ARTS 1311: 4D Line Project

For the 4D line project, I performed my favorite monologue from the George Furth and Stephen Sondheim musical, Company.

Right after I got to college, a friend of mine who has a garden apartment gave me a cocoon for my dorm room. He collects things like that… caterpillars, insects, and stuff… It was attached to a twig, and he told me that one morning I’d wake up to a beautiful butterfly flying around my room when it hatched. He said that when they first come out, they’re soaking wet and there’s even a tiny little speck of blood in there — isn’t THAT fascinating — but within an hour they dry off and begin to fly. Well, I told him I had a cat. I had a cat then. But he just said, “Put it somewhere where the cat can’t get it!” which is impossible, but what can you do? So, I put it up on a ledge where the cat never went, and the next morning it was still there, at least so it seemed safe to leave it. Anyway, about a week later, very, very early this one morning, the guy calls me and says, “April, do you have a butterfly this morning?” So I put down the phone and managed to get up and look, and sure enough I saw a little wet spot, and a tiny speck of blood, and… no butterfly. And I thought, “Oh, dear God in heaven, the cat got it.” I picked up the phone to tell the guy, and just then, suddenly, I spotted it underneath the dressing table. It was moving one wing. The cat had gotten it, but it was still alive.

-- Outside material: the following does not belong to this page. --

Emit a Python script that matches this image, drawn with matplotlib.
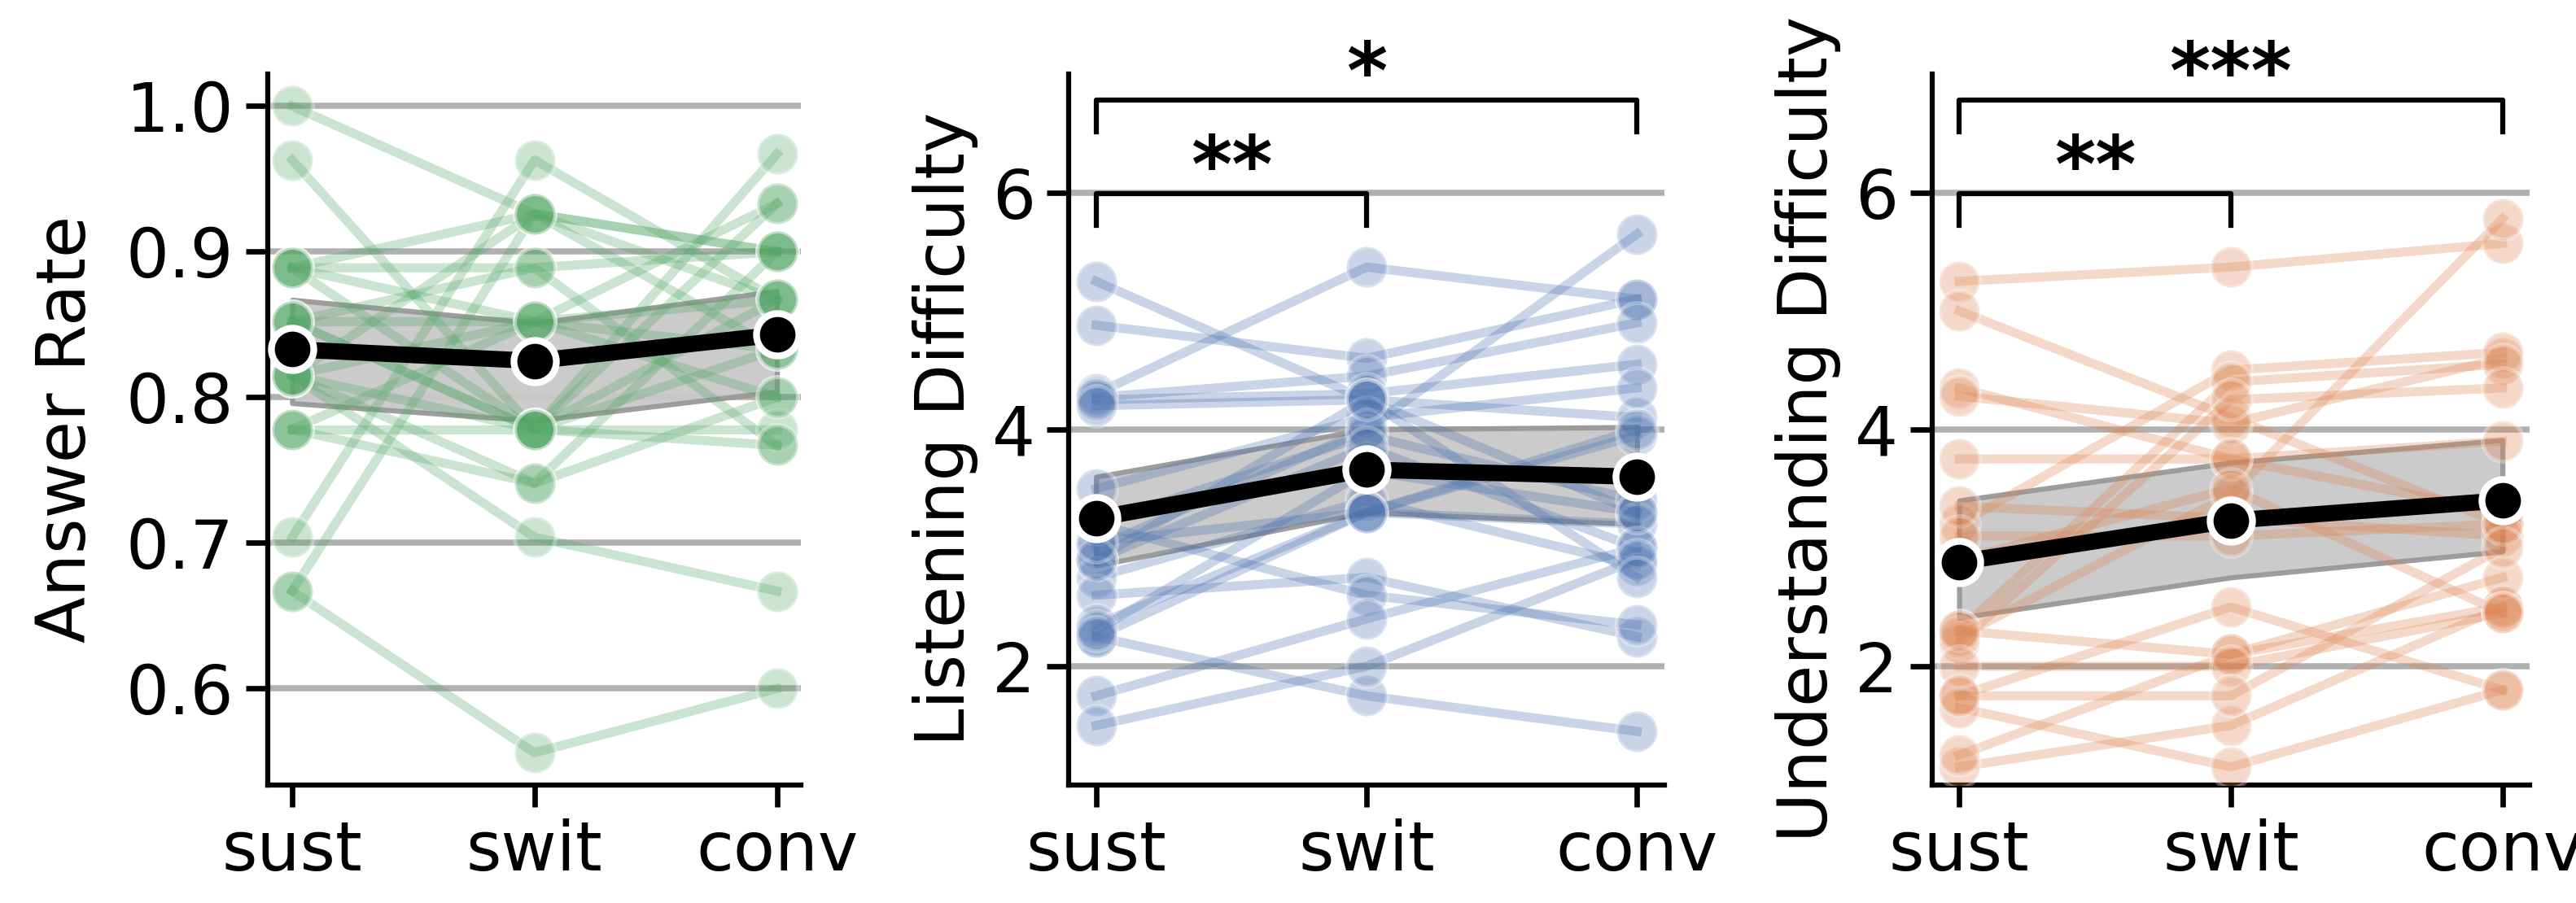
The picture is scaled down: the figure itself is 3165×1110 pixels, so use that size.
import numpy as np
import matplotlib.pyplot as plt

conditions = ['sust', 'swit', 'conv']

# answer rate per subject
answer_sust = [1.000, 0.963, 0.704, 0.667, 0.815, 0.667, 0.889, 0.889, 0.889, 0.852, 0.852,
               0.852, 0.815, 0.815, 0.778, 0.778, 0.778, 0.852, 0.815, 0.889, 0.815]
answer_swit = [0.926, 0.778, 0.963, 0.556, 0.704, 0.926, 0.926, 0.889, 0.852, 0.889, 0.852,
               0.778, 0.741, 0.778, 0.778, 0.741, 0.852, 0.778, 0.852, 0.778, 0.926]
answer_conv = [0.867, 0.967, 0.867, 0.600, 0.667, 0.900, 0.900, 0.900, 0.933, 0.767, 0.867,
               0.933, 0.800, 0.833, 0.778, 0.900, 0.833, 0.767, 0.800, 0.867, 0.833]
answer_mean = [0.833, 0.825, 0.843]
answer_lo = [0.796, 0.784, 0.804]
answer_hi = [0.867, 0.851, 0.873]

# listening difficulty per subject
listen_sust = [5.25, 4.88, 4.30, 4.27, 4.25, 4.20, 3.50, 3.20, 3.00, 2.90, 2.75,
               2.60, 3.20, 2.35, 2.25, 2.25, 1.75, 1.50, 2.90, 3.05, 2.30]
listen_swit = [4.25, 4.60, 5.37, 4.45, 4.30, 4.25, 4.10, 3.95, 4.00, 3.85, 3.40,
               2.75, 2.60, 3.30, 3.30, 1.75, 2.40, 2.00, 4.25, 3.30, 3.65]
listen_conv = [3.30, 5.10, 5.10, 4.90, 4.55, 4.10, 4.35, 3.40, 5.65, 3.00, 2.85,
               2.25, 2.35, 3.95, 3.20, 1.45, 3.00, 2.90, 2.75, 4.00, 3.30]
listen_mean = [3.25, 3.66, 3.60]
listen_lo = [2.85, 3.30, 3.20]
listen_hi = [3.60, 4.00, 4.02]

# understanding difficulty per subject
under_sust = [5.25, 5.00, 4.35, 4.28, 3.75, 3.20, 2.30, 2.20, 2.25, 1.75, 1.15,
              1.25, 1.65, 2.30, 2.00, 3.35, 3.10, 2.90, 1.75]
under_swit = [5.37, 4.10, 3.75, 4.05, 3.75, 4.50, 4.40, 4.25, 3.45, 2.50, 1.50,
              2.10, 1.15, 2.10, 2.00, 3.25, 3.10, 3.50, 1.75]
under_conv = [5.57, 3.20, 3.30, 4.60, 3.90, 4.65, 4.55, 4.35, 5.78, 1.80, 2.50,
              2.50, 1.80, 2.75, 2.45, 3.10, 3.20, 2.45, 3.00]
under_mean = [2.88, 3.23, 3.40]
under_lo = [2.41, 2.75, 2.97]
under_hi = [3.40, 3.72, 3.91]

# significance brackets: (from, to, stars)
listen_sig = [(0, 1, '**'), (0, 2, '*')]
under_sig = [(0, 1, '**'), (0, 2, '***')]

plt.rcParams['font.family'] = 'DejaVu Sans'
plt.rcParams['font.size'] = 20

fig = plt.figure(figsize=(10.55, 3.70), dpi=300)
ax1 = fig.add_axes([0.104, 0.131, 0.207, 0.787])
ax2 = fig.add_axes([0.415, 0.131, 0.231, 0.787])
ax3 = fig.add_axes([0.750, 0.131, 0.232, 0.787])

x = np.arange(len(conditions))


def draw_panel(ax, sust, swit, conv, mean, lo, hi, color, ylabel):
    for a, b, c in zip(sust, swit, conv):
        ax.plot(x, [a, b, c], '-o', color=color, alpha=0.3, lw=2.7, ms=12,
                mec='white', mew=1.2, zorder=3)
    ax.fill_between(x, lo, hi, facecolor='#c9c9c9', edgecolor='#999999',
                    lw=1.5, alpha=0.95, zorder=2)
    ax.plot(x, mean, '-o', color='black', lw=4.8, ms=12.5, mec='white', mew=2,
            zorder=5)
    ax.set_xticks(x)
    ax.set_xticklabels(conditions)
    ax.set_xlim(-0.1, 2.1)
    ax.set_ylabel(ylabel)
    ax.yaxis.grid(True, color='#b0b0b0', lw=1.8)
    ax.set_axisbelow(True)
    for s in ['top', 'right']:
        ax.spines[s].set_visible(False)
    for s in ['left', 'bottom']:
        ax.spines[s].set_linewidth(1.5)
    ax.tick_params(width=1.6, length=6.5)


def draw_sig(ax, sigs):
    heights = [5.99, 6.78]
    for (a, b, stars), y in zip(sigs, heights):
        ax.plot([a, a, b, b], [y - 0.27, y, y, y - 0.27], color='black',
                lw=1.5, clip_on=False, zorder=6)
        ax.text((a + b) / 2, y - 0.12, stars, ha='center', va='bottom',
                fontsize=23, fontweight='heavy', clip_on=False)


draw_panel(ax1, answer_sust, answer_swit, answer_conv, answer_mean,
           answer_lo, answer_hi, '#55a868', 'Answer Rate')
ax1.set_ylim(0.534, 1.022)
ax1.set_yticks([0.6, 0.7, 0.8, 0.9, 1.0])
ax1.yaxis.labelpad = 8

draw_panel(ax2, listen_sust, listen_swit, listen_conv, listen_mean,
           listen_lo, listen_hi, '#4c72b0', 'Listening Difficulty')
ax2.set_ylim(1, 7)
ax2.set_yticks([2, 4, 6])
draw_sig(ax2, listen_sig)

draw_panel(ax3, under_sust, under_swit, under_conv, under_mean,
           under_lo, under_hi, '#dd8452', 'Understanding Difficulty')
ax3.set_ylim(1, 7)
ax3.set_yticks([2, 4, 6])
draw_sig(ax3, under_sig)

fig.savefig('out.png', dpi=300)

So I told the guy, and he got so upset and he said, “Oh, God, April, don’t you see that that’s a life? A living thing?” So I got dressed and took it to the park, and I put it on a rose. It was summer then, and it looked like it was going to be alright; I thought so, anyway. But that man… I felt so damaged by him — awful — that was just cruel. So I got home and called him back and said, “Listen, I’m a living thing too, you s***head!” I never saw him again.